#### [The records]
——————
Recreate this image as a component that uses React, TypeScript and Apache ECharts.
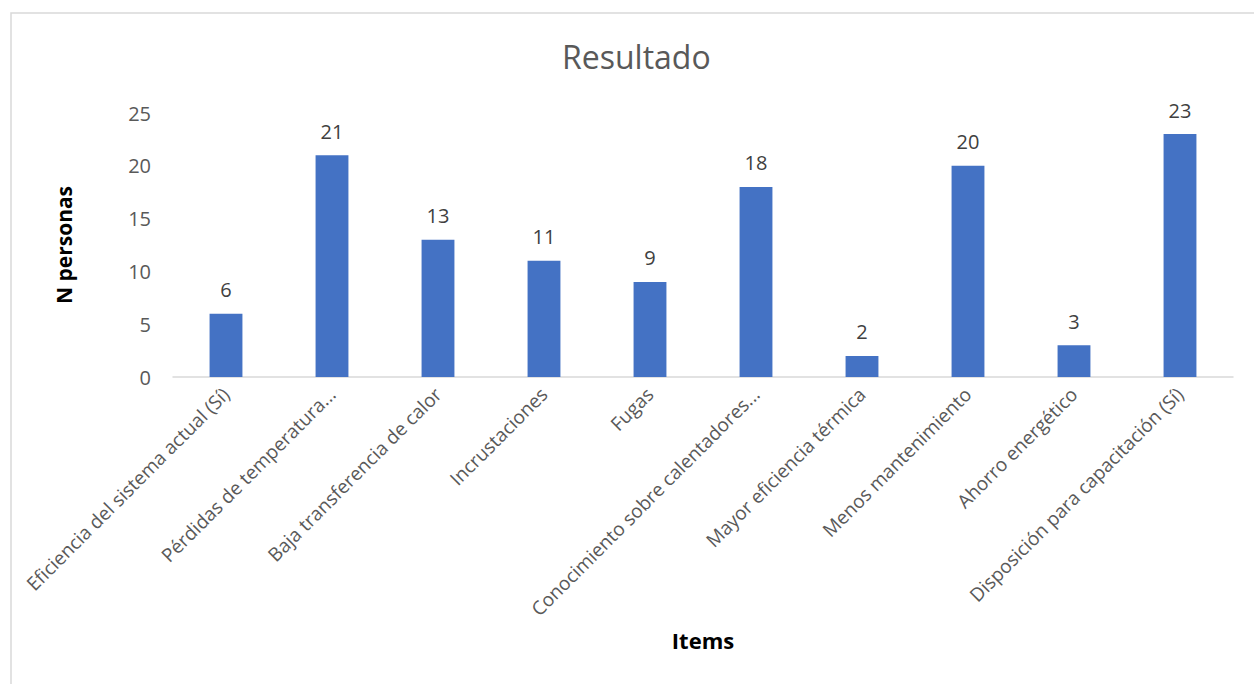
import React, { useEffect, useRef } from "react";
import * as echarts from "echarts";

const categories = [
  "Eficiencia del sistema actual (Sí)",
  "Pérdidas de temperatura...",
  "Baja transferencia de calor",
  "Incrustaciones",
  "Fugas",
  "Conocimiento sobre calentadores...",
  "Mayor eficiencia térmica",
  "Menos mantenimiento",
  "Ahorro energético",
  "Disposición para capacitación (Sí)",
];
const values = [6, 21, 13, 11, 9, 18, 2, 20, 3, 23];
const yTicks = { min: 0, max: 25, interval: 5 };

const FONT = "'Open Sans', 'Noto Sans', sans-serif";

export default function App() {
  const ref = useRef<HTMLDivElement>(null);
  useEffect(() => {
    if (!ref.current) return;
    const chart = echarts.init(ref.current, null, { renderer: "svg" });
    chart.setOption({
      animation: false,
      backgroundColor: "#ffffff",
      textStyle: { fontFamily: FONT },
      title: {
        text: "Resultado",
        left: 557,
        top: 35,
        textStyle: { fontFamily: FONT, fontSize: 32, fontWeight: "normal", color: "#595959" },
      },
      graphic: [
        {
          type: "rect",
          shape: { x: 11, y: 13, width: 1300, height: 720 },
          style: { fill: "none", stroke: "#d9d9d9", lineWidth: 1.5 },
          silent: true,
          z: -1,
        },
      ],
      grid: { left: 173, right: 21, top: 113, bottom: 307, containLabel: false },
      xAxis: {
        type: "category",
        data: categories,
        name: "Items",
        nameLocation: "middle",
        nameGap: 252,
        nameTextStyle: { fontFamily: FONT, fontSize: 22, fontWeight: "bold", color: "#000000" },
        axisLine: { show: true, lineStyle: { color: "#d9d9d9", width: 1.5 } },
        axisTick: { show: false },
        axisLabel: {
          rotate: 45,
          interval: 0,
          margin: 14,
          fontFamily: FONT,
          fontSize: 19,
          color: "#595959",
        },
      },
      yAxis: {
        type: "value",
        min: yTicks.min,
        max: yTicks.max,
        interval: yTicks.interval,
        name: "N personas",
        nameLocation: "middle",
        nameGap: 99,
        nameTextStyle: { fontFamily: FONT, fontSize: 21, fontWeight: "bold", color: "#000000" },
        axisLine: { show: false },
        axisTick: { show: false },
        splitLine: { show: false },
        axisLabel: { margin: 22, fontFamily: FONT, fontSize: 20, color: "#595959" },
      },
      series: [
        {
          type: "bar",
          data: values,
          barWidth: "31%",
          itemStyle: { color: "#4472c4" },
          label: {
            show: true,
            position: "top",
            distance: 14,
            fontFamily: FONT,
            fontSize: 20,
            color: "#404040",
          },
        },
      ],
    });
    return () => chart.dispose();
  }, []);
  return (
    <div
      ref={ref}
      style={{ position: "fixed", left: 0, top: 0, width: 1254, height: 684 }}
    />
  );
}
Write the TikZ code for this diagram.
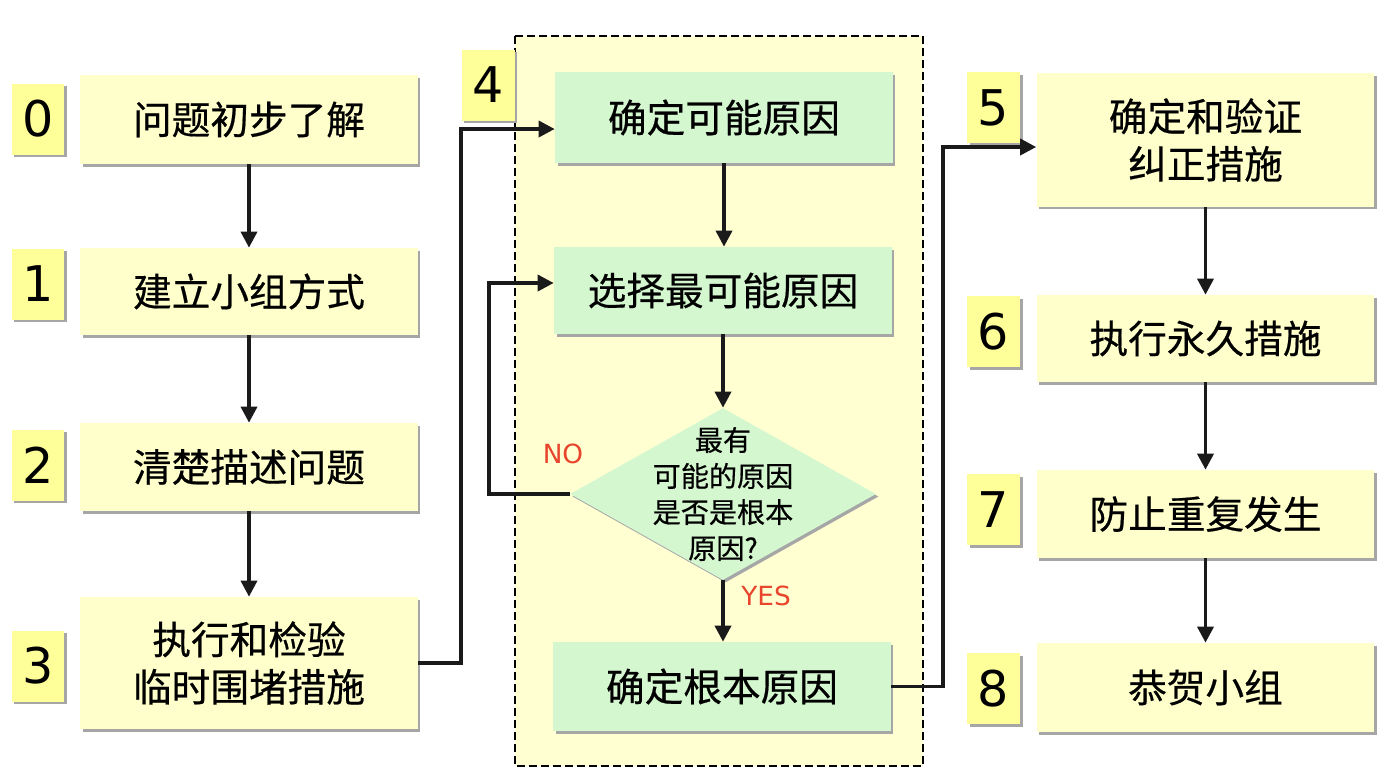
——————
#### [Exercise prompt]
Filter the listing above by the word "this"; copy each line that passes.

#### [Written response]
Recreate this image as a component that uses React, TypeScript and Apache ECharts.
Write the TikZ code for this diagram.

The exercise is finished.